Deputy Premier of Bermuda
- In office 1989–1992
- Premier: John Swan
- Preceded by: Clarence James

Minister of the Environment
- In office 1989–1992
- Premier: John Swan

Member of the House of Assembly of Bermuda
- In office 1983–1998
- Constituency: Pembroke West Central

Personal details
- Died: June 2016 Bermuda
- Party: United Bermuda Party
- Spouse: Roderick DeCouto
- Profession: Politician

= Ann Cartwright DeCouto =

Bermudian politician

Ann Frith Cartwright DeCouto (c. 1941 – c. 1 July 2016) was a Bermudian politician, lawyer and a member of the former United Bermuda Party (UBP). She served as a member of the House of Assembly of Bermuda 1983 until 1998, which included a tenure as Deputy Premier from 1989 to 1992 under Premier John Swan, as well as the head of several government ministries under the UPI during the 1980s and 1990s. Cartwright DeCouto was perhaps best known as the island's Minister of the Environment, also from 1989 to 1992. In 1990, she enforced a ban on fishing with fishpots in Bermudian waters, a move which was highly unpopular at the time.
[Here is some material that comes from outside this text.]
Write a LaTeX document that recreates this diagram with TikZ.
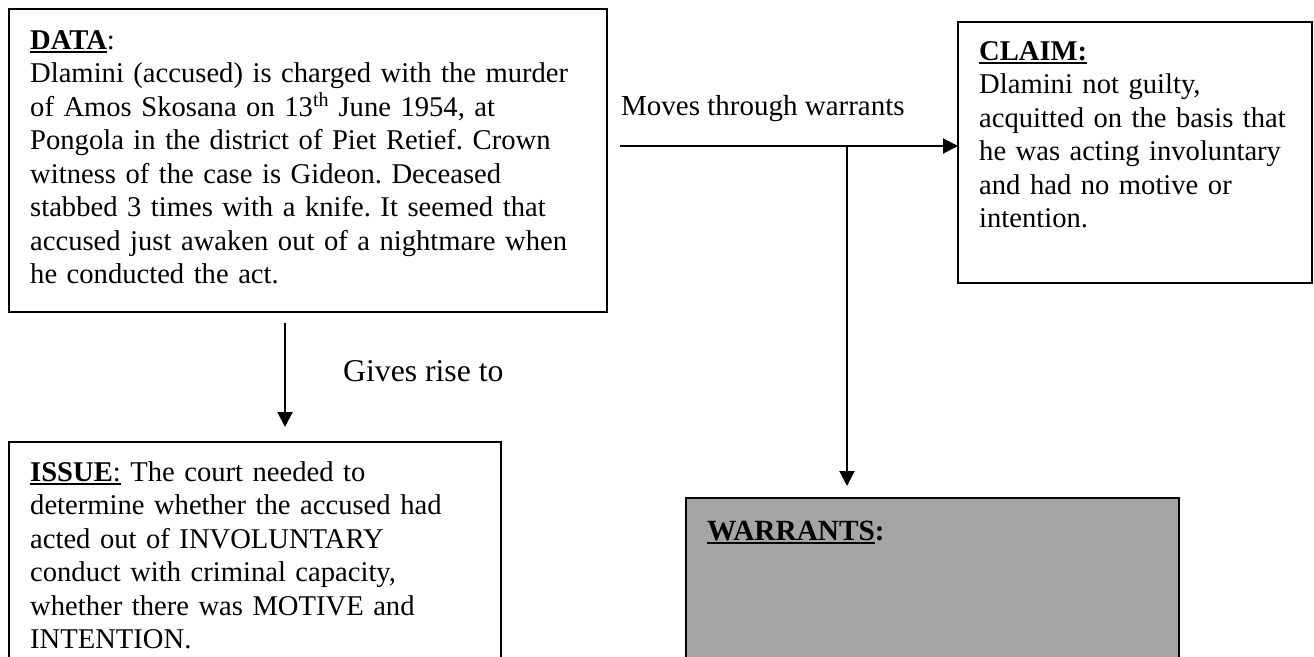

However, Cartwright DeCouto's ban on the fishpots is now widely credited with reviving Bermuda's fish stocks.

== Biography ==
Beginning life as Ann Cartwright, she married Roderick DeCouto and
became a lawyer, specialising in family law, one of Bermuda's first female lawyers, along with Lois Simmons and Shirley Simmons.

DeCouto was first elected to the House of Assembly at an election in 1983. She resided in Grape Bay, in Paget Parish, and represented the Pembroke West Central constituency in the neigh boring Pembroke Parish.

DeCouto first served as Minister of Health and Social Services from 1985 to 1989. Cartwright DeCouto oversaw Bermuda's first response to the emerging AIDS and HIV epidemic. She also commissioned a new prison to replace the outdated Casemates Prison during her time as Social Services minister. She was simultaneously appointed as Deputy Premier of Bermuda and as Minister of the Environment by the Premier John Swan, serving from 1989 to 1992. In 1990, she enforced a ban on fishpots in Bermuda, despite widespread opposition from the island's fishing and political sectors. The ban was highly controversial, but Bermuda's fishing stocks were collapsing at the time. At the time, there were 1,400 licensed fishpots in Bermuda, but many fisherman illegally set double or triple the number of fishpots that they were licensed to use. The illegal fishing led to overfishing and a depletion of fish populations around the coral reefs. The fishpot ban initially hurt the domestic fishing industry during the mid-1990s. However, Cartwright DeCouto's ban on fishpots is now widely credited with successfully reviving Bermuda's fish populations.

In 1994, Cartwright DeCouto resigned from John Swan's cabinet in protest against the promise of an independence referendum by the Swan government. While Swan favoured independence for Bermuda, Cartwright DeCouto strongly opposed it. She explained her resignation to a Bermudian newspaper at the time, saying "In the Cabinet you’re either in the boat and go along with the consensus, or you get out of the boat." The independence referendum was soundly defeated on 16 August 1995, with of 73.6% voting against independence. Swan resigned as Premier following the defeat.

Cartwright DeCouto also opposed a proposal to open a McDonald's franchise in Bermuda during the mid-1990s. She introduced the Prohibited Restaurants Act to Parliament in an attempt to stop the fast food restaurant.

She did not seek re-election in the 1998 general election, when she retired from elected office.

Ann Cartwright DeCouto died in 2016 at the age of 71, her death being announced on 1 July 2016. She was a widow, her husband, Roderick DeCouto, having predeceased her. She was survived by her children.